[Saved data entries]
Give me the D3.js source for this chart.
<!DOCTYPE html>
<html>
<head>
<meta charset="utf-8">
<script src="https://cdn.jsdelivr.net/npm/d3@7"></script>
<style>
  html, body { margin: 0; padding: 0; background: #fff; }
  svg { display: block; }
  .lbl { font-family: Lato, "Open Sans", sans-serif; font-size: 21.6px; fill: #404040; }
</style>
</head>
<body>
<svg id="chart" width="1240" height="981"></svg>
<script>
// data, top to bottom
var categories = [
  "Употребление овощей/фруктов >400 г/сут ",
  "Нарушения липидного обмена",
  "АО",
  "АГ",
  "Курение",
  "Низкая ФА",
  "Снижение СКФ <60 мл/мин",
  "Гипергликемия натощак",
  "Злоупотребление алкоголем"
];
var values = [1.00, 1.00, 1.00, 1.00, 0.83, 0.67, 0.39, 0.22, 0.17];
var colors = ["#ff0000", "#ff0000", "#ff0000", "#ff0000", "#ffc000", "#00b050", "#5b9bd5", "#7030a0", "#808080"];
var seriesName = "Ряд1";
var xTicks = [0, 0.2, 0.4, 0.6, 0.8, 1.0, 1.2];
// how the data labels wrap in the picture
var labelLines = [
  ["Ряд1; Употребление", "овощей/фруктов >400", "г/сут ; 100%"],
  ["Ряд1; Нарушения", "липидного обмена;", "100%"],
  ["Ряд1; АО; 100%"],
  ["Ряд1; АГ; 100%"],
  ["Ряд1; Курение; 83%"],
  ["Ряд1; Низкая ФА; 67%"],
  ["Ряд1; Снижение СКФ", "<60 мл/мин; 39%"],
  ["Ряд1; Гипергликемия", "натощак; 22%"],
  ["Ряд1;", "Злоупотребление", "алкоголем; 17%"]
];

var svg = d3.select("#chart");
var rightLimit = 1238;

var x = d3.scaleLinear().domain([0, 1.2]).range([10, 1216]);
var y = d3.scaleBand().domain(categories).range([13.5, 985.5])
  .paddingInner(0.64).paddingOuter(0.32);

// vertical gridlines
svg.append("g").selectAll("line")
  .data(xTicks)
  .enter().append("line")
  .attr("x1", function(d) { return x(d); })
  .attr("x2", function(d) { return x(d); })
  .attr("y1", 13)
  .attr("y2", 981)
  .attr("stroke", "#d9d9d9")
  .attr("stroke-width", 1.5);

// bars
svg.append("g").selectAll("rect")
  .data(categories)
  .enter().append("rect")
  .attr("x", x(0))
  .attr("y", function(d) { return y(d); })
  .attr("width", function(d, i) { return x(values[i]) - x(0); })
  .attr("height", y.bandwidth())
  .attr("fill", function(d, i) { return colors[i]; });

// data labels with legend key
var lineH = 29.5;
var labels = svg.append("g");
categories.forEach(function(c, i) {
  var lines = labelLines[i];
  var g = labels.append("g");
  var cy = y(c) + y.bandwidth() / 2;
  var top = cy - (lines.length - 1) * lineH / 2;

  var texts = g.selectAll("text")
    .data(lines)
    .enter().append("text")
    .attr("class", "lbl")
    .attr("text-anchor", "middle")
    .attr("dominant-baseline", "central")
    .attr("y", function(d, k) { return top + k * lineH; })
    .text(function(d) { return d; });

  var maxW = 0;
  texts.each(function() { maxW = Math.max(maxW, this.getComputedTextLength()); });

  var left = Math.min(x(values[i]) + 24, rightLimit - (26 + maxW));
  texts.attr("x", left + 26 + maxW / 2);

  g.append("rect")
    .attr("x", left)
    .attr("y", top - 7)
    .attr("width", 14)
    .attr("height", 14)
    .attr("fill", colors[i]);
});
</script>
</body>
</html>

==

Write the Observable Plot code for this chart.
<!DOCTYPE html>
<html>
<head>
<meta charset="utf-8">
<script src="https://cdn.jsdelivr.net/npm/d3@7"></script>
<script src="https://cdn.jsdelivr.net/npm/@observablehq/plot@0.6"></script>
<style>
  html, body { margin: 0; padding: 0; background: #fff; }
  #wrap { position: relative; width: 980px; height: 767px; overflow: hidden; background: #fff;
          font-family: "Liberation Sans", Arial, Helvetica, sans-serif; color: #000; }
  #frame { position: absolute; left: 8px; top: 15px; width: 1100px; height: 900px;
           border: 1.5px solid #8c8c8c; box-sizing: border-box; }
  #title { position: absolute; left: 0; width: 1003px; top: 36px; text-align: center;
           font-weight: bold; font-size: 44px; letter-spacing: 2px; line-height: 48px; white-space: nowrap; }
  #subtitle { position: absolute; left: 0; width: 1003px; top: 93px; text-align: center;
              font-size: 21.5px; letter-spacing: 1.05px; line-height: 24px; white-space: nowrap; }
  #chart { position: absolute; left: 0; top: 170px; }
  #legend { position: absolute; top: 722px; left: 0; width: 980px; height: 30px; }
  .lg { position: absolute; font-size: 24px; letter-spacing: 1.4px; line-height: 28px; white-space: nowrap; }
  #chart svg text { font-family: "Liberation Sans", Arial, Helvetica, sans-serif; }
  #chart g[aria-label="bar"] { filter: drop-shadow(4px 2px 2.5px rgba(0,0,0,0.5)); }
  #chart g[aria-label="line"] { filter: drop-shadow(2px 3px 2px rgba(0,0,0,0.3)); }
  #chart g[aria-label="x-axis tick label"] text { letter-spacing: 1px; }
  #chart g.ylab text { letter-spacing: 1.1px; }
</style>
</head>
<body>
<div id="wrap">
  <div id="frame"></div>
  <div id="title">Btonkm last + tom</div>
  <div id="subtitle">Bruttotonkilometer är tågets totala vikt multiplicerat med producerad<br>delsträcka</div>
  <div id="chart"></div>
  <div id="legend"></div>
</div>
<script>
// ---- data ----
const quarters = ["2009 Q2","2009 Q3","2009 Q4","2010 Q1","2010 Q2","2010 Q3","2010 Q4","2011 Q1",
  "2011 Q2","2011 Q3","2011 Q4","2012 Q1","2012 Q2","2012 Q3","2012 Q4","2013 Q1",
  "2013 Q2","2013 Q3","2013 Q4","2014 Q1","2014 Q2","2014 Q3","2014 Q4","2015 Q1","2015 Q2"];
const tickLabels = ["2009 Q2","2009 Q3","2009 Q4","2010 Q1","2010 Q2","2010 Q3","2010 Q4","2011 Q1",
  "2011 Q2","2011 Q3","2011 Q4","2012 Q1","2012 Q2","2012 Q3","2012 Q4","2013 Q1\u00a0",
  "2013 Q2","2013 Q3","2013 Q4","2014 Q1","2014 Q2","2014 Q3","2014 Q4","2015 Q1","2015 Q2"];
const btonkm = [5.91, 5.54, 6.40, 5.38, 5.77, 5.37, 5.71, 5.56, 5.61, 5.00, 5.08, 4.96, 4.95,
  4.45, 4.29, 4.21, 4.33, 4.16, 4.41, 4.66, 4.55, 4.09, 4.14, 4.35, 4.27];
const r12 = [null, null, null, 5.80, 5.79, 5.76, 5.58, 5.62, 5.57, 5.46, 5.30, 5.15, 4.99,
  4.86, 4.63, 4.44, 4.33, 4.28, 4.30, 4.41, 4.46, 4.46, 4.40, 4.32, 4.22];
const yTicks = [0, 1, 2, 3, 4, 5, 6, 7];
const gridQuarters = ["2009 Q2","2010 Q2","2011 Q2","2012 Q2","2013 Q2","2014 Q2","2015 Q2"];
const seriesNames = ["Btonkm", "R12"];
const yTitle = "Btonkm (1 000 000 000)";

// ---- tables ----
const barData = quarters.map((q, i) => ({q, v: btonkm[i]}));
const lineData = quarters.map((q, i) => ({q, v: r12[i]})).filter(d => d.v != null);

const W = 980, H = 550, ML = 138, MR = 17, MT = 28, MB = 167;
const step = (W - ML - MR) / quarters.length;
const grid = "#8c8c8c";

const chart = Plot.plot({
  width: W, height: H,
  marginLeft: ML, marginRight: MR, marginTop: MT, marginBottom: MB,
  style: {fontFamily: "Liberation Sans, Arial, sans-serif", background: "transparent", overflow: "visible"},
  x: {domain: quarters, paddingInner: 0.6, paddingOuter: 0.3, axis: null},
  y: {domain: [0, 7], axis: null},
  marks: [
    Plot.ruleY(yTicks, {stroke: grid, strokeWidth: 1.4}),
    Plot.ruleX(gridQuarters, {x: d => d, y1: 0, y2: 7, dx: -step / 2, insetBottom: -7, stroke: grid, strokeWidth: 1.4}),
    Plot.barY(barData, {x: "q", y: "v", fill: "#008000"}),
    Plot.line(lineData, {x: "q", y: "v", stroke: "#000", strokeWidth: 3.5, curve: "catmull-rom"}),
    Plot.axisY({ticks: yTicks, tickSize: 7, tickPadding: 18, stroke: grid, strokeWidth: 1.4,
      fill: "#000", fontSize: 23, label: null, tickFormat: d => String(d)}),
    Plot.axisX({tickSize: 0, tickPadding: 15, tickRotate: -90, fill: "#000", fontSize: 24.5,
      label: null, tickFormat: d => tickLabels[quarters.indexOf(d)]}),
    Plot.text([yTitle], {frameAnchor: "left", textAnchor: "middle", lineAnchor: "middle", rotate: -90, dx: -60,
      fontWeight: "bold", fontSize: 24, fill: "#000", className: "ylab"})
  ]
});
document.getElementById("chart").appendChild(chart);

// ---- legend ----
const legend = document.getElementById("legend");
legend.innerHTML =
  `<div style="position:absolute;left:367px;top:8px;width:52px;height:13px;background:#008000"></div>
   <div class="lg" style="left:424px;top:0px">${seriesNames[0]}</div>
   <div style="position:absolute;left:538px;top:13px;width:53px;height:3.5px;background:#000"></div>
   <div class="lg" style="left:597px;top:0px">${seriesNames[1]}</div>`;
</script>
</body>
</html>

§ **REQUEST**
State how many lines hold the word "this". The number is the whole answer.

§ **FINAL ANSWER**
3